Ball confirmed that some Mapleton residents moved to different cities before being diagnosed with cancer. When that information was sent to the cancer registry, the case was flagged with their new addresses.
Dr. Chuck Wiggins, director of the Utah Cancer Registry, said he was one of the first people to raise questions about the health department's study.
"We found that the state hadn't actually reviewed any of the data," he said. "In fact, there were literally dozens of cases that weren't in the report but should have been," while a few other cases should not have been in the report.
When Wiggins took over the registry at the University of Utah two years ago, the state's cancer data was rife with errors, he said. It's been a challenge to correct the figures.
Wiggins said there are literally tens of thousands of individual cancer cases that must be reviewed by hand, located on a map and entered into a modern computer system.
The new system is similar to software used by marketing companies, Wiggins said, and is used by a large number of cancer registries across the country. The effort is time-consuming.
"You have to go back and look at every single case, and we just don't have the resources to do that," Wiggins said.
Five years after the release of the last study, Ball said the Utah Department of Health cannot start a new cancer study of Mapleton until they receive the raw data from the registry.
And even after they receive the data, it will take another four months to process.

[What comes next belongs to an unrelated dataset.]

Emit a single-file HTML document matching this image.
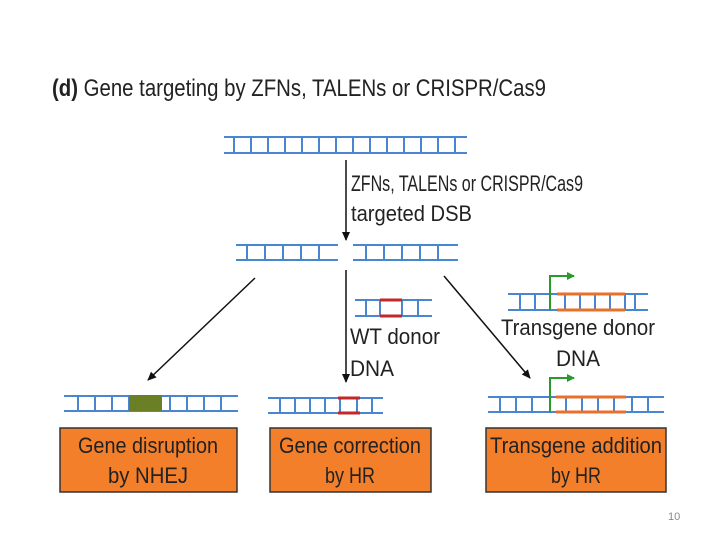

In the meantime, Frederick and his team want to make sure the contamination is stopped. Progress has been made over the past year.

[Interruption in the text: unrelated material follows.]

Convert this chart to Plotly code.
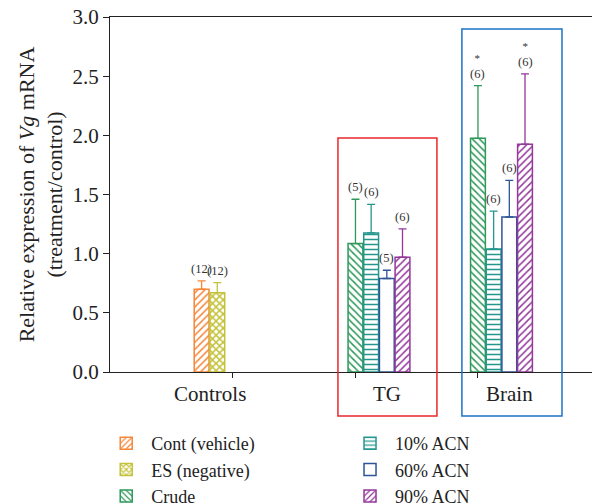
import plotly.graph_objects as go

# ---------------- data ----------------
groups = ["Controls", "TG", "Brain"]
series_names = ["Cont (vehicle)", "ES (negative)", "Crude", "10% ACN", "60% ACN", "90% ACN"]

cont_mean = [0.70, None, None]
cont_err = [0.07, None, None]
cont_n = ["(12)", "", ""]

es_mean = [0.67, None, None]
es_err = [0.085, None, None]
es_n = ["(12)", "", ""]

crude_mean = [None, 1.085, 1.975]
crude_err = [None, 0.375, 0.445]
crude_n = ["", "(5)", "(6)"]
crude_sig = ["", "", "*"]

acn10_mean = [None, 1.175, 1.04]
acn10_err = [None, 0.242, 0.32]
acn10_n = ["", "(6)", "(6)"]

acn60_mean = [None, 0.79, 1.31]
acn60_err = [None, 0.07, 0.31]
acn60_n = ["", "(5)", "(6)"]

acn90_mean = [None, 0.97, 1.925]
acn90_err = [None, 0.24, 0.595]
acn90_n = ["", "(6)", "(6)"]
acn90_sig = ["", "", "*"]

y_ticks = [0.0, 0.5, 1.0, 1.5, 2.0, 2.5, 3.0]

# ---------------- styles ----------------
colors = ["#F5873A", "#C3C23A", "#2E995A", "#25968D", "#2D5597", "#94399B"]
patterns = ["/", "x", "\\", "-", "", "/"]
solid = [0.3, 0.5, 0.3, 0.3, 0.3, 0.3]
legend_ids = ["legend", "legend", "legend", "legend2", "legend2", "legend2"]
FONT = "Liberation Serif"

means = [cont_mean, es_mean, crude_mean, acn10_mean, acn60_mean, acn90_mean]
errs = [cont_err, es_err, crude_err, acn10_err, acn60_err, acn90_err]
ns = [cont_n, es_n, crude_n, acn10_n, acn60_n, acn90_n]
sigs = [None, None, crude_sig, None, None, acn90_sig]

slot = 0.128      # slot width in category units
bar_w = 0.121

fig = go.Figure()
annotations = []
for k, name in enumerate(series_names):
    xs, ys, es, txt = [], [], [], []
    for g in range(len(groups)):
        if means[k][g] is None:
            continue
        xs.append(g + (k - 2) * slot)
        ys.append(means[k][g])
        es.append(errs[k][g])
        t = ns[k][g]
        if sigs[k] and sigs[k][g]:
            t = "<span style='font-size:11px'>" + sigs[k][g] + "</span><br>" + t
        txt.append(t)
    fig.add_trace(go.Bar(
        x=xs, y=ys, width=bar_w, name=name, legend=legend_ids[k],
        marker=dict(color="white", line=dict(color=colors[k], width=1.5),
                    pattern=dict(shape=patterns[k], fgcolor=colors[k], bgcolor="white",
                                 fillmode="replace", size=5, solidity=solid[k])),
        error_y=dict(type="data", array=es, symmetric=False, arrayminus=[0] * len(es),
                     color=colors[k], thickness=1.3, width=4),
    ))
    for x, y, e, t in zip(xs, ys, es, txt):
        if t:
            annotations.append(dict(x=x, y=y + e, text=t, showarrow=False, yanchor="bottom",
                                    yshift=3, font=dict(family=FONT, size=12.5, color="#333")))

# category labels below axis
label_x = [-0.19, 1.257, 2.257]
for g, lab in enumerate(groups):
    annotations.append(dict(x=label_x[g], y=-0.062, xref="x", yref="paper", text=lab,
                            showarrow=False, yanchor="middle",
                            font=dict(family=FONT, size=21, color="#222")))

shapes = [
    dict(type="rect", xref="x", yref="paper", x0=0.857, x1=1.665, y0=-0.124, y1=0.659,
         line=dict(color="#E8282C", width=1.5)),
    dict(type="rect", xref="x", yref="paper", x0=1.869, x1=2.686, y0=-0.124, y1=0.966,
         line=dict(color="#1B73C8", width=1.5)),
    dict(type="line", xref="paper", yref="paper", x0=1, x1=1, y0=0, y1=1,
         line=dict(color="#AAAAAA", width=1)),
]

legend_common = dict(orientation="v", xref="paper", yref="paper", xanchor="left",
                     yanchor="top", itemwidth=40, tracegroupgap=0,
                     bgcolor="rgba(0,0,0,0)",
                     font=dict(family=FONT, size=18, color="#222"))

fig.update_layout(
    width=600, height=504,
    margin=dict(l=102, r=10, t=9, b=140, autoexpand=False),
    plot_bgcolor="white", paper_bgcolor="white",
    barmode="overlay",
    font=dict(family=FONT, size=20, color="#222"),
    annotations=annotations, shapes=shapes,
    showlegend=True,
    legend=dict(x=-0.018, y=-0.1493, **legend_common),
    legend2=dict(x=0.4816, y=-0.1493, **legend_common),
    xaxis=dict(range=[-1.004, 2.98], tickvals=[0, 1, 2], ticktext=["", "", ""],
               automargin=False,
               ticks="outside", ticklen=5, tickcolor="#222", showline=True,
               linecolor="#222", linewidth=1.2, mirror=True, showgrid=False, zeroline=False),
    yaxis=dict(range=[0, 3], tickvals=y_ticks, tickformat=".1f", ticks="outside", ticklen=6,
               automargin=False, ticklabeloverflow="allow",
               tickcolor="#222", showline=True, linecolor="#222", linewidth=1.2,
               showgrid=False, zeroline=False, tickfont=dict(family=FONT, size=21),
               title=dict(text="Relative expression of <i>Vg</i> mRNA<br>(treatment/control)",
                          font=dict(family=FONT, size=22), standoff=3)),
)

fig.write_html("out.html")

Ensign-Bickford has been very cooperative on the issue since receiving a violation notice in August 1990, Frederick said. About two years ago, two specially designed water-filtering systems were installed to pull contaminants from the groundwater, which continues to be used for irrigation by residents.
Six wells that pump up to 1,000 gallons a minute feed into the charged carbon filters which cleanse the water to the point that it is drinkable, Frederick said. He acknowledges that few residents would trust its safety, however.
Ensign-Bickford has drilled more than a dozen monitoring wells to keep track of the contamination. State data show the chemical plume has not grown in the past few years and is considered contained for now — but that could easily change.
Officials with the state's Division of Solid and Hazardous Waste have the job of overseeing the cleanup of the plant grounds.
Maulding said state-employed scientists are working with Ensign-Bickford to get a clear picture of what kind of cleanup lies ahead. State officials say Ensign-Bickford has shown model behavior in the cleanup effort.
Fearing liability for the contamination, Ensign-Bickford teamed with Mallinckrodt and Cytec to help pay costs for cleanup and legal defense. But there's a kink in those plans.
Last June, Cytec pulled out of the agreement to pay 25 percent of costs, sparking a federal suit by Mallinckrodt and Ensign-Bickford. According to the suit, Cytec officials claimed the company, which has not owned the plant for 39 years, has paid more than "their fair share."
Cancer victims in Mapleton have filed a separate federal suit against Cytec, mainly because the company refused to participate in settlement talks.
Maulding said the legal battle has not delayed the cleanup plan or Ensign-Bickford's funding.
Both Frederick and Maulding estimate it could take up to 30 more years to bring the contamination within acceptable federal levels. But the feds are turning up the heat.
Maulding said the U.S. Environmental Protection Agency is requiring 90 percent of all hazardous waste sites across the nation to have groundwater contamination contained and immediate threats to employee safety solved by 2005.
The directive comes in reaction to numerous reports of foot-dragging by companies and state agencies alike in cleaning up contaminated sites.
Maulding said he is convinced that the Trojan site, which is considered a high priority site by the state, can meet the EPA directive this year. "We're kind of under the gun," he said.